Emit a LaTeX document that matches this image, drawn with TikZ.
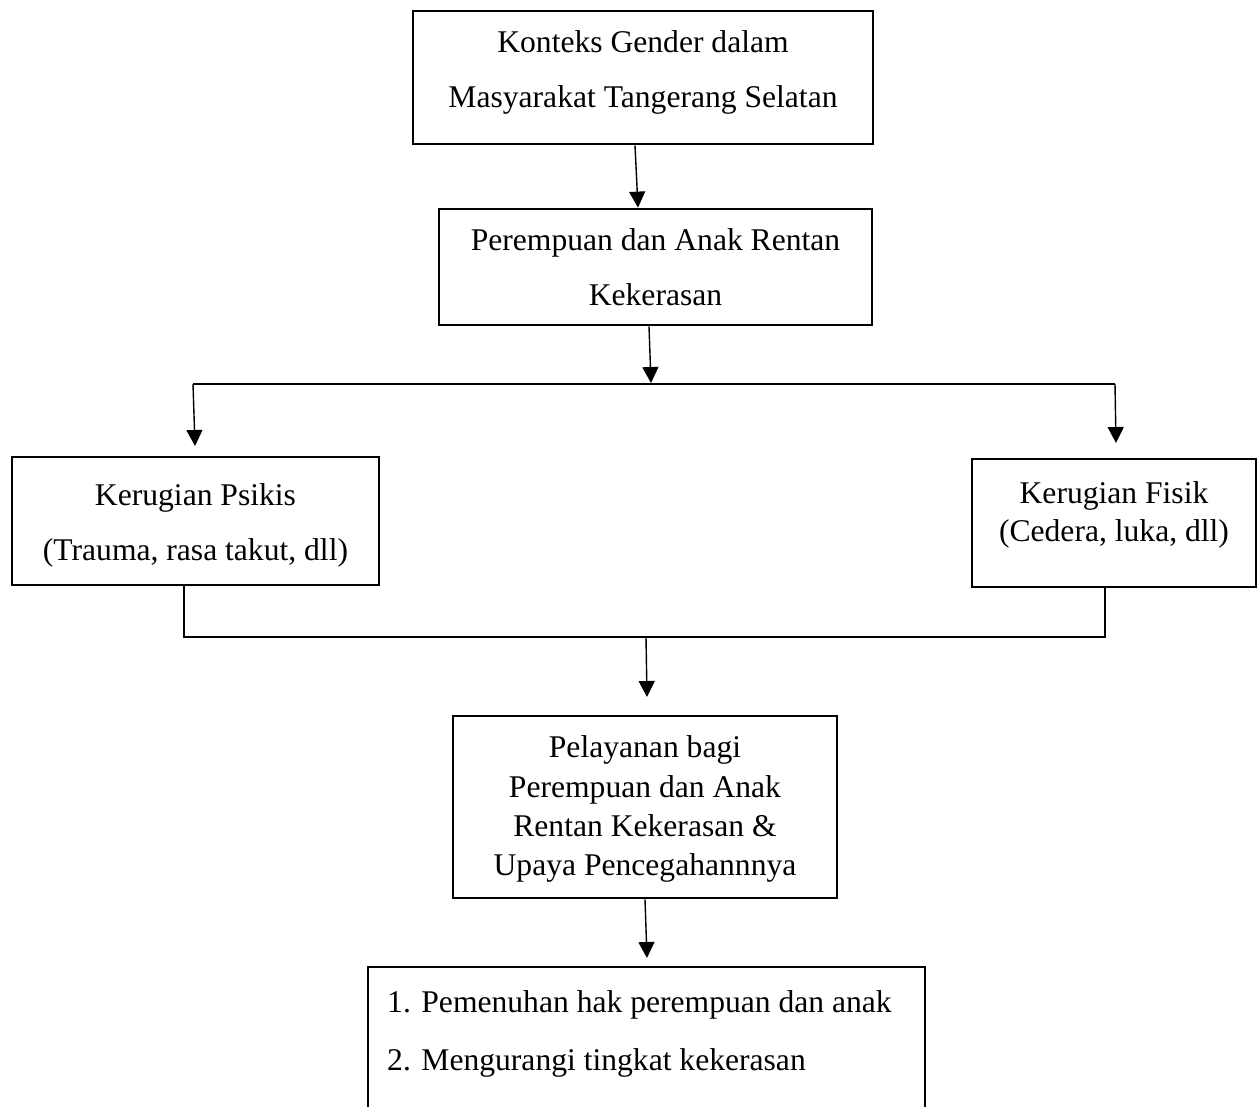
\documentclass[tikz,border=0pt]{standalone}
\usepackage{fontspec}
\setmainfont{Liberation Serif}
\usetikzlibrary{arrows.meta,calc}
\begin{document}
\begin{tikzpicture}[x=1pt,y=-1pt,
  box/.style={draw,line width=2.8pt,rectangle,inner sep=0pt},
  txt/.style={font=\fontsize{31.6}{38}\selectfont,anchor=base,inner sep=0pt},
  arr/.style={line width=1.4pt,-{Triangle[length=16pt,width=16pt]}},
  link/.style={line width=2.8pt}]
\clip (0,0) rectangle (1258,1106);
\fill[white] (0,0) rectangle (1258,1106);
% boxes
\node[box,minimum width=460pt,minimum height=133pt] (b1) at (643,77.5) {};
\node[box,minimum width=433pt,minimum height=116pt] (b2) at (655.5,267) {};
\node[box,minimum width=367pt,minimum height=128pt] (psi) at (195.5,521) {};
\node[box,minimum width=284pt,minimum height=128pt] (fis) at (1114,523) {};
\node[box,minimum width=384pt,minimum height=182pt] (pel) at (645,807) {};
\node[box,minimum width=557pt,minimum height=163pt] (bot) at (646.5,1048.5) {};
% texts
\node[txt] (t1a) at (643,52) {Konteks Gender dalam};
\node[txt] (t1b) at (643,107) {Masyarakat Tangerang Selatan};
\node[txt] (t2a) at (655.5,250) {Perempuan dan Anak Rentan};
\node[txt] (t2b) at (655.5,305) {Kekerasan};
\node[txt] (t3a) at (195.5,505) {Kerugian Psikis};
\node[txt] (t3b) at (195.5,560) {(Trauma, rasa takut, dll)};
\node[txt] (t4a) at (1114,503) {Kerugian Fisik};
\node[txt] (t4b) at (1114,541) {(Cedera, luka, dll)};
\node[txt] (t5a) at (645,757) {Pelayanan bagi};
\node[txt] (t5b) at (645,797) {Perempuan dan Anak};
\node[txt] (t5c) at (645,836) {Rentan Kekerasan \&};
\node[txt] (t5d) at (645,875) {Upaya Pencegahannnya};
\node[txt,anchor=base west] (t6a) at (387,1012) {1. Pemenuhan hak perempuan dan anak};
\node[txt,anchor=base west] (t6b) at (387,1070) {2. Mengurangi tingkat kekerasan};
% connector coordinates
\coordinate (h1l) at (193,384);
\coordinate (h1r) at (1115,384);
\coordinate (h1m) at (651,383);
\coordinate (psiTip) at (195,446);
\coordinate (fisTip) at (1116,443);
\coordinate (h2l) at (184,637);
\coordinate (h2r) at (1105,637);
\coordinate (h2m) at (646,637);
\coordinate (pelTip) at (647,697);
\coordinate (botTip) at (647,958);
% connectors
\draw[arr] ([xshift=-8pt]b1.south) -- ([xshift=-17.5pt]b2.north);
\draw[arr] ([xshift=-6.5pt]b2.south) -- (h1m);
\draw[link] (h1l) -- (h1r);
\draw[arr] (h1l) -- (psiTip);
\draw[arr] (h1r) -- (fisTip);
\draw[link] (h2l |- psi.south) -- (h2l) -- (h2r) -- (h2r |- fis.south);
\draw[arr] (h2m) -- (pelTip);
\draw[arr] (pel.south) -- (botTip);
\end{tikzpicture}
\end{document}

Exercise details.
Transcribe the full listing above exactly as it stands, minus the pictures.

Task answer.
Emit a LaTeX document that matches this image, drawn with TikZ.
\documentclass[tikz,border=0pt]{standalone}
\usepackage{fontspec}
\setmainfont{Liberation Serif}
\usetikzlibrary{arrows.meta,calc}
\begin{document}
\begin{tikzpicture}[x=1pt,y=-1pt,
  box/.style={draw,line width=2.8pt,rectangle,inner sep=0pt},
  txt/.style={font=\fontsize{31.6}{38}\selectfont,anchor=base,inner sep=0pt},
  arr/.style={line width=1.4pt,-{Triangle[length=16pt,width=16pt]}},
  link/.style={line width=2.8pt}]
\clip (0,0) rectangle (1258,1106);
\fill[white] (0,0) rectangle (1258,1106);
% boxes
\node[box,minimum width=460pt,minimum height=133pt] (b1) at (643,77.5) {};
\node[box,minimum width=433pt,minimum height=116pt] (b2) at (655.5,267) {};
\node[box,minimum width=367pt,minimum height=128pt] (psi) at (195.5,521) {};
\node[box,minimum width=284pt,minimum height=128pt] (fis) at (1114,523) {};
\node[box,minimum width=384pt,minimum height=182pt] (pel) at (645,807) {};
\node[box,minimum width=557pt,minimum height=163pt] (bot) at (646.5,1048.5) {};
% texts
\node[txt] (t1a) at (643,52) {Konteks Gender dalam};
\node[txt] (t1b) at (643,107) {Masyarakat Tangerang Selatan};
\node[txt] (t2a) at (655.5,250) {Perempuan dan Anak Rentan};
\node[txt] (t2b) at (655.5,305) {Kekerasan};
\node[txt] (t3a) at (195.5,505) {Kerugian Psikis};
\node[txt] (t3b) at (195.5,560) {(Trauma, rasa takut, dll)};
\node[txt] (t4a) at (1114,503) {Kerugian Fisik};
\node[txt] (t4b) at (1114,541) {(Cedera, luka, dll)};
\node[txt] (t5a) at (645,757) {Pelayanan bagi};
\node[txt] (t5b) at (645,797) {Perempuan dan Anak};
\node[txt] (t5c) at (645,836) {Rentan Kekerasan \&};
\node[txt] (t5d) at (645,875) {Upaya Pencegahannnya};
\node[txt,anchor=base west] (t6a) at (387,1012) {1. Pemenuhan hak perempuan dan anak};
\node[txt,anchor=base west] (t6b) at (387,1070) {2. Mengurangi tingkat kekerasan};
% connector coordinates
\coordinate (h1l) at (193,384);
\coordinate (h1r) at (1115,384);
\coordinate (h1m) at (651,383);
\coordinate (psiTip) at (195,446);
\coordinate (fisTip) at (1116,443);
\coordinate (h2l) at (184,637);
\coordinate (h2r) at (1105,637);
\coordinate (h2m) at (646,637);
\coordinate (pelTip) at (647,697);
\coordinate (botTip) at (647,958);
% connectors
\draw[arr] ([xshift=-8pt]b1.south) -- ([xshift=-17.5pt]b2.north);
\draw[arr] ([xshift=-6.5pt]b2.south) -- (h1m);
\draw[link] (h1l) -- (h1r);
\draw[arr] (h1l) -- (psiTip);
\draw[arr] (h1r) -- (fisTip);
\draw[link] (h2l |- psi.south) -- (h2l) -- (h2r) -- (h2r |- fis.south);
\draw[arr] (h2m) -- (pelTip);
\draw[arr] (pel.south) -- (botTip);
\end{tikzpicture}
\end{document}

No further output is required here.